Exhibit 3.1






The name of the corporation (which is hereinafter referred to as the “Corporation”) is:

Callon Petroleum Company


The address, including street, number, city and county, of the registered office of the Corporation in the State of Delaware is c/o The Corporation Trust Company, Corporation Trust Center, 1209 Orange Street, City of Wilmington, County of New Castle, State of Delaware 19801; and the name of the registered agent of the Corporation in the State of Delaware at such address is The Corporation Trust Company.


The purpose of the Corporation shall be to engage in any lawful act or activity for which corporations may be organized and incorporated under the General Corporation Law of the State of Delaware (the “DGCL”) or any successor statute.


Section 1. The Corporation shall be authorized to issue one thousand (1,000) shares of capital stock, all of which 1,000 shares shall be shares of common stock, par value $0.01 per share (the “Common Stock”).

Section 2. Except as otherwise provided by law, the Common Stock shall have the exclusive right to vote for the election of directors and for all other purposes. Each share of the Common Stock shall have one vote and the Common Stock shall vote together as a single class.


Any one or more directors may be removed, with or without cause, by the vote or written consent of the holders of a majority of the issued and outstanding shares of capital stock of the Corporation entitled to be voted in the election of directors.


In furtherance and not in limitation of those powers conferred by law, the board of directors of the Corporation (the “Board of Directors”) is expressly authorized and empowered to make, alter and repeal the by-laws of the Corporation (the “By-Laws”).


Meetings of the stockholders shall be held at such place, within or without the State of Delaware as may be designated by, or in the manner provided in, the By-Laws or, if not so designated, at the registered office of the Corporation in the State of Delaware. Elections of directors need not be by written ballot unless and to the extent that the By-Laws so provide.


The Corporation reserves the right at any time and from time to time to amend, alter, change or repeal any provision contained in this Certificate of Incorporation, and any other provisions authorized by the laws of the State of Delaware at the time in force may be added or inserted, in the manner now or hereinafter prescribed by law, and all rights, preferences and privileges of whatsoever nature conferred upon stockholders, directors or any other persons whomsoever by and pursuant to this Certificate of Incorporation in its present form or as hereafter amended are granted subject to the right reserved in this Article VIII.

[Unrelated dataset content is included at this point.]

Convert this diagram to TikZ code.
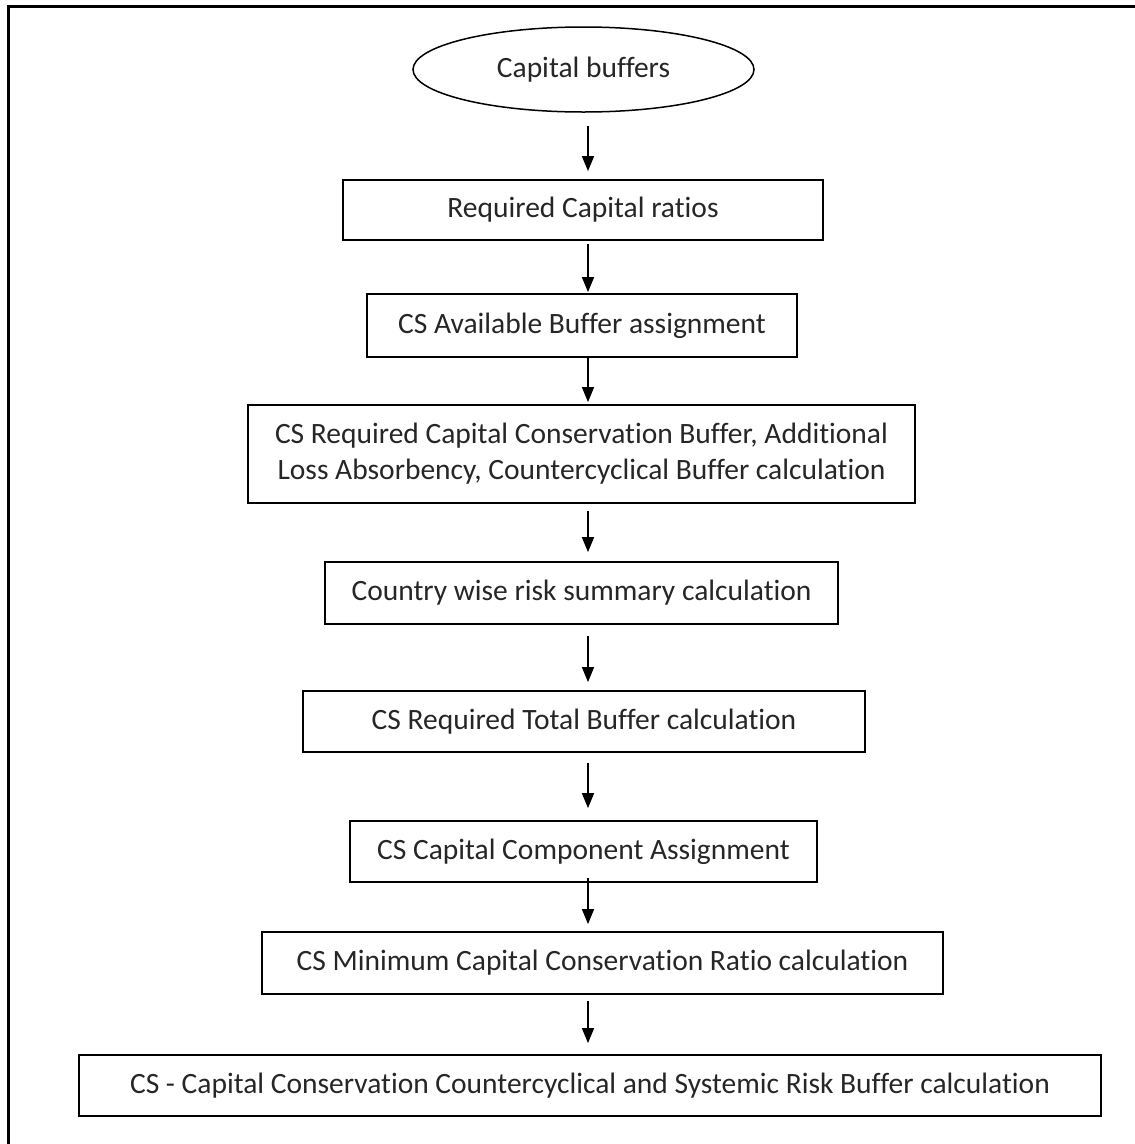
\documentclass[tikz,border=0pt]{standalone}
\usepackage{fontspec}
\setmainfont{Carlito}[Ligatures={NoCommon}]
\usetikzlibrary{arrows.meta,shapes.geometric}
\begin{document}
\begin{tikzpicture}[x=1pt,y=-1pt,
  txt/.style={font=\fontsize{29.5}{36}\selectfont, text=black!85, align=center},
  box/.style={txt, draw, line width=1.8pt, inner sep=0pt},
  oval/.style={txt, ellipse, draw, line width=1.5pt, inner sep=0pt},
  arr/.style={line width=1.5pt, -{Triangle[length=15pt,width=12pt]}}]
\useasboundingbox (0,0) rectangle (1135,1144);
\draw[line width=3pt] (8.5,1160) |- (1150,6.5);
\coordinate (col) at (588,0);
\node[oval, minimum width=341, minimum height=85] (e) at (583.5,69.5) {Capital buffers};
\node[box, minimum width=480, minimum height=60] (b1) at (583,210) {Required Capital ratios};
\node[box, minimum width=430, minimum height=63] (b2) at (582,325.5) {CS Available Buffer assignment};
\node[box, minimum width=667, minimum height=98] (b3) at (581.5,454) {CS Required Capital Conservation Buffer, Additional\\Loss Absorbency, Countercyclical Buffer calculation};
\node[box, minimum width=513, minimum height=62] (b4) at (581.5,593) {Country wise risk summary calculation};
\node[box, minimum width=562, minimum height=61] (b5) at (584,721.5) {CS Required Total Buffer calculation};
\node[box, minimum width=467, minimum height=61] (b6) at (583.5,851.5) {CS Capital Component Assignment};
\node[box, minimum width=681, minimum height=62] (b7) at (602.5,963) {CS Minimum Capital Conservation Ratio calculation};
\node[box, minimum width=1022, minimum height=61] (b8) at (590,1085.5) {CS - Capital Conservation Countercyclical and Systemic Risk Buffer calculation};
\draw[arr, shorten <=13pt, shorten >=8pt] (e.south -| col) -- (b1.north -| col);
\draw[arr, shorten <=3pt, shorten >=1pt] (b1.south -| col) -- (b2.north -| col);
\draw[arr, shorten <=0pt, shorten >=2pt] (b2.south -| col) -- (b3.north -| col);
\draw[arr, shorten <=7pt, shorten >=9pt] (b3.south -| col) -- (b4.north -| col);
\draw[arr, shorten <=11pt, shorten >=8pt] (b4.south -| col) -- (b5.north -| col);
\draw[arr, shorten <=10pt, shorten >=12pt] (b5.south -| col) -- (b6.north -| col);
\draw[arr, shorten <=-5pt, shorten >=7pt] (b6.south -| col) -- (b7.north -| col);
\draw[arr, shorten <=6pt, shorten >=11pt] (b7.south -| col) -- (b8.north -| col);
\end{tikzpicture}
\end{document}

A director of the Corporation shall not be personally liable to the Corporation or its stockholders for monetary damages or breach of fiduciary duty as a director, except for liability (i) for any breach of the director’s duty of loyalty to the Corporation or its stockholders, (ii) for acts or omissions not in good faith or which involved intentional misconduct or a knowing violation of law, (iii) under Section 174 of the DGCL, or, (iv) for any transaction from which the director derived an improper personal benefit.


The Corporation shall have the power to indemnify its present or former directors, officers, employees and agents or any person who served or is serving at the request of the Corporation as a director, officer, employee or agent of another corporation, partnership, joint venture, trust or other enterprise to the full extent permitted by the DGCL. Such indemnification shall not be deemed exclusive of any other rights to which such person may be entitled, under any bylaws, agreements, vote of stockholders or disinterested directors, or otherwise.